In contrast, Wilcox said, Baucus is "basically an absentee senator (who) occasionally comes to visit Montana."

Until 1991, Baucus owned a house in Missoula, where he practiced law for three years before running for Congress in 1974. He didn't own a home again in Montana until February of 2002, when be bought half of his mother's house from the Sieben Ranch Co., the family ranch started by Baucus' great-grandfather in 1897.

The ranch and Jean Baucus, the senator's mother, still own the other half, Kaiser said. The senator helps pay the utilities.

Baucus has also owned a home in Washington, D.C.'s Georgetown district since 1984.

He owns no other property in Montana, Kaiser said.

Kaiser said the senator didn't buy another house in Montana after selling his Missoula property because he always considered his mother's house home.

Baucus and his family have deep roots in Montana. The Sieben Ranch, a large spread north of Helena, is still in the family, now run by Baucus' brother, John Baucus. The family has lived in the area since the 1890s.

Baucus earned bachelor's and law degrees at Stanford University in Palo Alto, Calif. After graduating, he worked in Washington, D.C., as an attorney at the Civil Aeronautics Board and Securities and Exchange Commission.

Baucus returned to Montana in 1971 to practice law in Missoula. He served in the Montana House of Representatives in 1973 and 1974 and was elected to Congress in 1974.

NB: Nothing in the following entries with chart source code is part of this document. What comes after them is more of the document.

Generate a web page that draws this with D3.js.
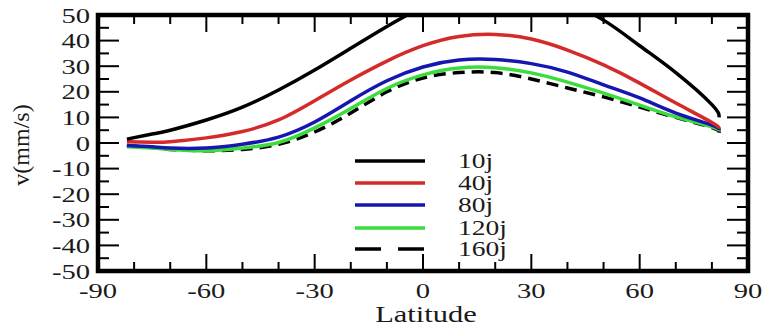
<!DOCTYPE html>
<html>
<head>
<meta charset="utf-8">
<script src="https://cdn.jsdelivr.net/npm/d3@7"></script>
</head>
<body style="margin:0">
<svg id="chart" width="767" height="328"></svg>
<script>
// data
const latitude = [-82, -75, -70, -60, -50, -40, -30, -20, -10, 0, 10, 20, 30, 40, 50, 60, 70, 80, 82];
const v10 = [1.5, 3.5, 5, 9, 14, 20.7, 28.5, 37, 45.5, 53, 57.5, 59, 58, 54.5, 48, 38, 27.5, 15, 10];
const v40 = [0.5, 0.3, 0.5, 2, 4.5, 9, 16.5, 24.6, 32, 38, 41.6, 42.4, 40.6, 36.3, 30.5, 23.4, 15.6, 8, 5.5];
const v80 = [-1, -1.5, -2, -2, -0.5, 2.3, 8.2, 16.5, 24.3, 29.7, 32.4, 32.6, 31, 27.7, 22.7, 17.6, 11.7, 7, 5];
const v120 = [-1.5, -2, -2.5, -3, -2, 0.2, 5.9, 13.5, 21.3, 26.6, 29.3, 29.4, 27.4, 23.8, 19.5, 14.8, 10.2, 6.3, 4.5];
const v160 = [-1, -1.8, -2.5, -3, -2.5, -0.5, 4.3, 11.7, 20, 25.4, 27.5, 27.5, 25, 21.5, 18, 14, 10, 6, 4];
const seriesNames = ["10j", "40j", "80j", "120j", "160j"];
const xTicks = [-90, -60, -30, 0, 30, 60, 90];
const yTicks = [50, 40, 30, 20, 10, 0, -10, -20, -30, -40, -50];

const series = [
  { name: seriesNames[0], values: v10, color: "#000000", dash: null },
  { name: seriesNames[1], values: v40, color: "#d42a2a", dash: null },
  { name: seriesNames[2], values: v80, color: "#1616b0", dash: null },
  { name: seriesNames[3], values: v120, color: "#3cdc3c", dash: null },
  { name: seriesNames[4], values: v160, color: "#000000", dash: "12,7" }
];

const svg = d3.select("#chart");

const x = d3.scaleLinear().domain([-90, 90]).range([98, 748]);
const y = d3.scaleLinear().domain([-50, 50]).range([271, 15]);

// the source image is stretched sideways, so its text is too
function label(px, py, str, anchor, size, sx) {
  return svg.append("text")
    .attr("transform", "translate(" + px + "," + py + ") scale(" + sx + ",1)")
    .attr("text-anchor", anchor)
    .attr("fill", "#1a1a1a")
    .style("font-family", "'Liberation Serif'")
    .style("font-size", size + "px")
    .text(str);
}

svg.append("clipPath").attr("id", "plot-clip")
  .append("rect")
  .attr("x", x(-90)).attr("y", y(50))
  .attr("width", x(90) - x(-90)).attr("height", y(-50) - y(50));

// curves
const line = d3.line()
  .x((d, i) => x(latitude[i]))
  .y(d => y(d))
  .curve(d3.curveNatural);

const curves = svg.append("g").attr("clip-path", "url(#plot-clip)");
curves.selectAll("path")
  .data(series.slice().reverse())
  .enter()
  .append("path")
  .attr("d", d => line(d.values))
  .attr("fill", "none")
  .attr("stroke", d => d.color)
  .attr("stroke-width", 3.5)
  .attr("stroke-dasharray", d => d.dash);

// ticks: major/minor on all four sides
const ticks = svg.append("g").attr("stroke", "#000").attr("stroke-width", 2);
d3.range(-80, 90, 10).forEach(t => {
  const len = t % 30 === 0 ? 17 : 9;
  ticks.append("line").attr("x1", x(t)).attr("x2", x(t)).attr("y1", y(-50)).attr("y2", y(-50) - len);
  ticks.append("line").attr("x1", x(t)).attr("x2", x(t)).attr("y1", y(50)).attr("y2", y(50) + len);
});
d3.range(-45, 50, 5).forEach(t => {
  const len = t % 10 === 0 ? 21 : 11;
  ticks.append("line").attr("x1", x(-90)).attr("x2", x(-90) + len).attr("y1", y(t)).attr("y2", y(t));
  ticks.append("line").attr("x1", x(90)).attr("x2", x(90) - len).attr("y1", y(t)).attr("y2", y(t));
});

// frame
svg.append("rect")
  .attr("x", x(-90)).attr("y", y(50))
  .attr("width", x(90) - x(-90)).attr("height", y(-50) - y(50))
  .attr("fill", "none")
  .attr("stroke", "#000")
  .attr("stroke-width", 4.5);

// tick labels
xTicks.forEach(t => label(x(t), 298, t, "middle", 22, 1.3));
yTicks.forEach(t => label(90, y(t) + 7.5, t, "end", 22, 1.3));

// axis titles
label(426, 322, "Latitude", "middle", 24, 1.27);
svg.append("text")
  .attr("transform", "translate(29,145) rotate(-90)")
  .attr("text-anchor", "middle")
  .attr("fill", "#1a1a1a")
  .style("font-family", "'Liberation Serif'")
  .style("font-size", "24px")
  .text("v(mm/s)");

// legend
const legendY = [161, 183, 205, 228, 249];
series.forEach((s, i) => {
  svg.append("line")
    .attr("x1", 355).attr("x2", 425)
    .attr("y1", legendY[i]).attr("y2", legendY[i])
    .attr("stroke", s.color)
    .attr("stroke-width", 3.5)
    .attr("stroke-dasharray", s.dash ? "26,17" : null);
  label(458, legendY[i] + 7, s.name, "start", 22, 1.25);
});
</script>
</body>
</html>
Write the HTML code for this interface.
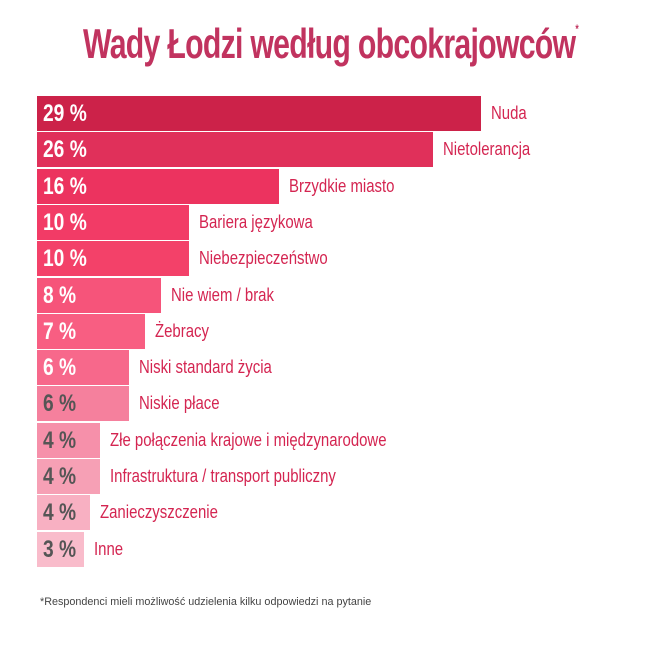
<!DOCTYPE html>
<html><head><meta charset="utf-8"><style>
body{margin:0;width:650px;height:652px;background:#fff;position:relative;overflow:hidden;font-family:"Liberation Sans",sans-serif;}
.t{position:absolute;left:83px;top:20px;font-weight:bold;font-size:42px;color:#c1335f;letter-spacing:-1px;white-space:nowrap;transform:scaleX(0.72);transform-origin:0 0}
.t sup{font-size:12px;vertical-align:top;position:relative;top:2px}
.b{position:absolute;left:37px;height:35px}
.v{position:absolute;left:43px;font-weight:bold;font-size:24px;line-height:35px;color:#fff;transform:scaleX(0.8);transform-origin:0 0;white-space:nowrap}
.l{position:absolute;font-size:18px;line-height:35px;color:#d42551;white-space:nowrap;transform:scaleX(0.83);transform-origin:0 0}
.f{position:absolute;left:40px;top:596px;font-size:10.8px;color:#444;white-space:nowrap}
</style></head><body>
<div class="t">Wady Łodzi według obcokrajowców<sup>*</sup></div>
<div class="b" style="top:96px;width:444px;background:#cc2249"></div><div class="v" style="top:96px">29 %</div><div class="l" style="top:96px;left:491px">Nuda</div>
<div class="b" style="top:132.3px;width:396px;background:#e0305a"></div><div class="v" style="top:132.3px">26 %</div><div class="l" style="top:132.3px;left:443px">Nietolerancja</div>
<div class="b" style="top:168.6px;width:242px;background:#ec335f"></div><div class="v" style="top:168.6px">16 %</div><div class="l" style="top:168.6px;left:289px">Brzydkie miasto</div>
<div class="b" style="top:204.9px;width:152px;background:#f23b66"></div><div class="v" style="top:204.9px">10 %</div><div class="l" style="top:204.9px;left:199px">Bariera językowa</div>
<div class="b" style="top:241.2px;width:152px;background:#f34169"></div><div class="v" style="top:241.2px">10 %</div><div class="l" style="top:241.2px;left:199px">Niebezpieczeństwo</div>
<div class="b" style="top:277.5px;width:124px;background:#f6547a"></div><div class="v" style="top:277.5px">8 %</div><div class="l" style="top:277.5px;left:171px">Nie wiem / brak</div>
<div class="b" style="top:313.8px;width:108px;background:#f85e82"></div><div class="v" style="top:313.8px">7 %</div><div class="l" style="top:313.8px;left:155px">Żebracy</div>
<div class="b" style="top:350.1px;width:92px;background:#f7688b"></div><div class="v" style="top:350.1px">6 %</div><div class="l" style="top:350.1px;left:139px">Niski standard życia</div>
<div class="b" style="top:386.4px;width:92px;background:#f5809d"></div><div class="v" style="top:386.4px;color:#555">6 %</div><div class="l" style="top:386.4px;left:139px">Niskie płace</div>
<div class="b" style="top:422.7px;width:63px;background:#f690aa"></div><div class="v" style="top:422.7px;color:#555">4 %</div><div class="l" style="top:422.7px;left:110px">Złe połączenia krajowe i międzynarodowe</div>
<div class="b" style="top:459px;width:63px;background:#f6a0b5"></div><div class="v" style="top:459px;color:#555">4 %</div><div class="l" style="top:459px;left:110px">Infrastruktura / transport publiczny</div>
<div class="b" style="top:495.3px;width:53px;background:#f8b0c2"></div><div class="v" style="top:495.3px;color:#555">4 %</div><div class="l" style="top:495.3px;left:100px">Zanieczyszczenie</div>
<div class="b" style="top:531.6px;width:47px;background:#f9bccb"></div><div class="v" style="top:531.6px;color:#555">3 %</div><div class="l" style="top:531.6px;left:94px">Inne</div>
<div class="f">*Respondenci mieli możliwość udzielenia kilku odpowiedzi na pytanie</div>
</body></html>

Although Baucus didn't own a home in Montana for many years, it doesn't appear as though that made him ineligible to serve as a senator from the state.

The U.S. Constitution requires that senators, among other things, be an "inhabitant" of a state when elected. Black's Law Dictionary defines "inhabitant" as one who "resides actually and permanently in a given place and has his domicile there."

Rob Natelson, a constitutional law professor at the University of Montana, said there's more to having a "domicile" than simply having a home in a place. Generally speaking, Natelson said, "the rules of domicile require both having a residence and the intent to return to that residence, but there are exceptions."

One needn't own title to a place to have that as a residence, Natelson said. If Baucus actually spends his Montana time at a certain address, even if it was a place like his mother's home that Baucus himself did not own until 2002, that could qualify as a "domicile."

Furthermore, Natelson said, the constitution only requires senators to be an inhabitant of a state when elected. A person could have a Montana domicile on Election Day, give up that residence after election and establish a new Montana residence before the next election and satisfy the constitutional requirements for serving in the U.S. Senate.

State law is similarly hazy, said Janice Doggett, the chief lawyer in the Montana Secretary of State's Office, which oversees elections and election law.

The Montana Constitution says that citizens may vote and run in state elections if they are Montana residents. The first qualification of a Montana resident, according to state law is "where the individual's habitation is fixed and to which, whenever the individual is absent, the individual has the intention of returning."

Black's Law Dictionary defines "habitation" as a "dwelling place" or "abode."

Doggett said residency is "the union of act and intent." Baucus' work clearly calls him away from Montana, but if he has a place in the state he considers home and if he uses it as a home when he returns to the state, then he is a resident.

Doggett said it's perfectly acceptable for Baucus to use his mother's address as his own when registering to vote, as Baucus has done since at least 1994, county records show. Additionally, Baucus also pays Montana income and property taxes and licenses his car here, Kaiser said.

Kaiser said the senator tries to come back to Montana every weekend. He typically spends week-long congressional recesses at home, as well as the month-long August congressional break.

On top of his busy schedule, Baucus also values the time he can spend with his 90-year-old mother, whom Kaiser called "the single most important thing in (the senator's) life."

"Max has traveled more than 10,000 miles in Montana over the last six months alone," he said. "But when the work is done, all Max wants to do is come home to the house he grew up in, see (his mother) the most important person in his life and sleep in his own bed."